“You have just finished your three hundred page autobiography. Please submit page 217.”
My actual submission is lost to time, but I remember well how I answered it. The admissions application for the University of Pennsylvania used to include some unique questions, and that was one of them. I remember pouring hours into getting it just right, trying to figure out some future reason why I’d be writing my autobiography and then placing a key episode deep in the second half of it.
I imagined myself as the general manager of a Major League Baseball team that had just won a World Series, and I was doing what winners often do — publish a book to tell how they did it.
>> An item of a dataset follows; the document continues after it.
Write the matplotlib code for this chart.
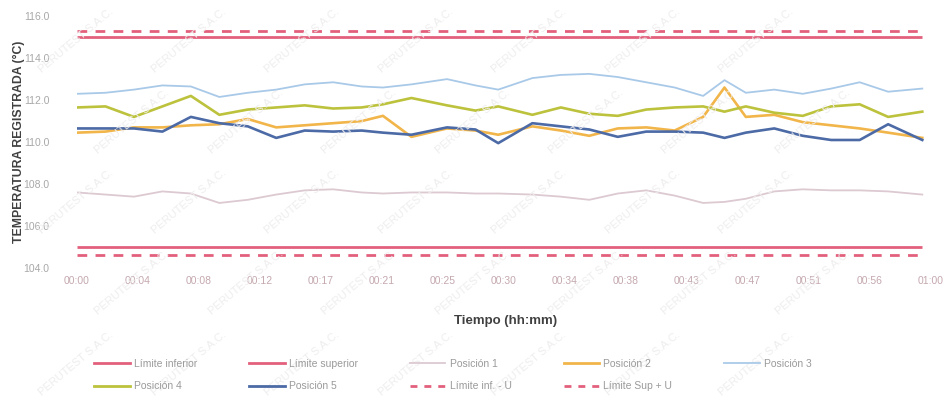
import numpy as np
import matplotlib.pyplot as plt
from matplotlib.lines import Line2D

plt.rcParams['font.family'] = ['Liberation Sans Narrow', 'Liberation Sans', 'DejaVu Sans']

# =========================
# data (temperature per position, minutes from start)
# =========================
minutes = [0, 2, 4, 6, 8, 10, 12, 14, 16, 18, 20, 21.5, 23.5, 26, 28, 29.6,
           32, 34, 36, 38, 40, 42, 44, 45.5, 47, 49, 51, 53, 55, 57, 59.4]

pos1 = [107.6, 107.5, 107.4, 107.65, 107.55, 107.1, 107.25, 107.5, 107.7, 107.75, 107.6,
        107.55, 107.6, 107.6, 107.55, 107.55, 107.5, 107.4, 107.25, 107.55, 107.7,
        107.45, 107.1, 107.15, 107.3, 107.65, 107.75, 107.7, 107.7, 107.65, 107.5]
pos2 = [110.45, 110.5, 110.7, 110.7, 110.8, 110.85, 111.1, 110.7, 110.8, 110.9, 111.0,
        111.25, 110.25, 110.65, 110.55, 110.35, 110.75, 110.55, 110.3, 110.65, 110.7,
        110.55, 111.2, 112.6, 111.2, 111.3, 110.95, 110.8, 110.65, 110.45, 110.2]
pos3 = [112.3, 112.35, 112.5, 112.7, 112.65, 112.15, 112.35, 112.5, 112.75, 112.85, 112.65,
        112.6, 112.75, 113.0, 112.7, 112.5, 113.05, 113.2, 113.25, 113.1, 112.85,
        112.6, 112.2, 112.95, 112.35, 112.5, 112.3, 112.55, 112.85, 112.4, 112.55]
pos4 = [111.65, 111.7, 111.2, 111.7, 112.2, 111.3, 111.55, 111.65, 111.75, 111.6, 111.65,
        111.8, 112.1, 111.75, 111.5, 111.7, 111.3, 111.65, 111.35, 111.25, 111.55,
        111.65, 111.7, 111.45, 111.7, 111.4, 111.25, 111.7, 111.8, 111.2, 111.45]
pos5 = [110.65, 110.65, 110.65, 110.5, 111.2, 110.9, 110.75, 110.2, 110.55, 110.5, 110.55,
        110.45, 110.35, 110.7, 110.6, 109.95, 110.9, 110.75, 110.6, 110.25, 110.5,
        110.5, 110.45, 110.2, 110.45, 110.65, 110.3, 110.1, 110.1, 110.85, 110.1]

lim_inf = 105.0
lim_sup = 115.0
lim_inf_u = 104.6
lim_sup_u = 115.3

tick_minutes = [0, 4.2857, 8.5714, 12.857, 17.143, 21.429, 25.714, 30.0,
                34.286, 38.571, 42.857, 47.143, 51.429, 55.714, 60.0]
tick_labels = ["00:00", "00:04", "00:08", "00:12", "00:17", "00:21", "00:25", "00:30",
               "00:34", "00:38", "00:43", "00:47", "00:51", "00:56", "01:00"]
y_ticks = [104.0, 106.0, 108.0, 110.0, 112.0, 114.0, 116.0]

# =========================
# styles
# =========================
c_lim = "#e2607c"
c_p1 = "#dcc9d1"
c_p2 = "#f1b54a"
c_p3 = "#a9c9e8"
c_p4 = "#bcc23c"
c_p5 = "#4c6aa6"

fig = plt.figure(figsize=(9.45, 4.04), dpi=100)
ax = fig.add_axes([0.0815, 0.3366, 0.9035, 0.6234])

# watermark
for j, yy in enumerate(np.arange(0.10, 0.93, 0.20)):
    for xx in np.arange(0.08, 0.87, 0.12):
        fig.text(xx + (0.06 if j % 2 else 0), yy, "PERUTEST S.A.C.",
                 rotation=40, fontsize=8, color="#efeded", ha="center", va="center",
                 zorder=0)

x_end = minutes[-1]
ax.plot([0, x_end], [lim_inf, lim_inf], color=c_lim, lw=2.0, solid_capstyle="butt")
ax.plot([0, x_end], [lim_sup, lim_sup], color=c_lim, lw=2.0, solid_capstyle="butt")
ax.plot([0, x_end], [lim_inf_u, lim_inf_u], color=c_lim, lw=2.0, dashes=(3.5, 3.0))
ax.plot([0, x_end], [lim_sup_u, lim_sup_u], color=c_lim, lw=2.0, dashes=(3.5, 3.0))

ax.plot(minutes, pos1, color=c_p1, lw=1.3, solid_joinstyle="round")
ax.plot(minutes, pos2, color=c_p2, lw=1.9, solid_joinstyle="round")
ax.plot(minutes, pos3, color=c_p3, lw=1.3, solid_joinstyle="round")
ax.plot(minutes, pos4, color=c_p4, lw=1.9, solid_joinstyle="round")
ax.plot(minutes, pos5, color=c_p5, lw=1.9, solid_joinstyle="round")

ax.set_xlim(0, 60)
ax.set_ylim(104, 116)
ax.set_xticks(tick_minutes)
ax.set_xticklabels(tick_labels, fontsize=7.5, color="#c4a8ae")
ax.set_yticks(y_ticks)
ax.set_yticklabels([f"{v:.1f}" for v in y_ticks], fontsize=7.5, color="#a8a8a8")
ax.tick_params(length=0, pad=6)
ax.tick_params(axis="y", pad=20)
for side in ax.spines.values():
    side.set_visible(False)
ax.patch.set_alpha(0)

ax.set_ylabel("TEMPERATURA REGISTRADA (°C)", fontsize=8.8, fontweight="bold",
              color="#404040")
ax.yaxis.set_label_coords(-0.061, 0.5)
fig.text(0.535, 0.205, "Tiempo (hh:mm)", fontsize=9.5, fontweight="bold",
         color="#404040", ha="center", va="center")

# legend, row-major order across 5 columns
h = {
    "Límite inferior": Line2D([0], [0], color=c_lim, lw=2),
    "Límite superior": Line2D([0], [0], color=c_lim, lw=2),
    "Posición 1": Line2D([0], [0], color=c_p1, lw=1.3),
    "Posición 2": Line2D([0], [0], color=c_p2, lw=2),
    "Posición 3": Line2D([0], [0], color=c_p3, lw=1.3),
    "Posición 4": Line2D([0], [0], color=c_p4, lw=2),
    "Posición 5": Line2D([0], [0], color=c_p5, lw=2),
    "Límite inf. - U": Line2D([0], [0], color=c_lim, lw=2, dashes=(2.5, 2.5)),
    "Límite Sup + U": Line2D([0], [0], color=c_lim, lw=2, dashes=(2.5, 2.5)),
}
order = ["Límite inferior", "Posición 4", "Límite superior", "Posición 5", "Posición 1",
         "Límite inf. - U", "Posición 2", "Límite Sup + U", "Posición 3"]
leg = fig.legend([h[k] for k in order], order, loc="upper left",
                 bbox_to_anchor=(0.09, 0.135), ncol=5, frameon=False, fontsize=7.5,
                 handlelength=3.4, handletextpad=0.4, columnspacing=5.0,
                 labelspacing=1.2)
for t in leg.get_texts():
    t.set_color("#9a9a9a")

fig.savefig("out.png", dpi=100)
For one page anyway, I was the architect of a champion, the builder of a great roster that won it all.
A job in baseball eluded me, and I was a generation too early for the new wave of smart, young Ivy Leaguers who did deep dives in analytics and found their way into every front office in a matter of a few years. GMs used to move up through the ranks, former players, coaches, scouts, and managers who climbed through front offices.
I sent a resume to the Dodgers once, but a career in baseball never seemed genuinely possible. The highlight of my baseball playing days was winning the Most Improved award at a baseball summer camp when I was 9 or 10. Of course, to be Most Improved it helps if you weren’t very good to start with.
Turns out there are many other ways to win a championship. Or 10 or 20 or more. You just don’t get parades. Or champagne baths. Or book deals.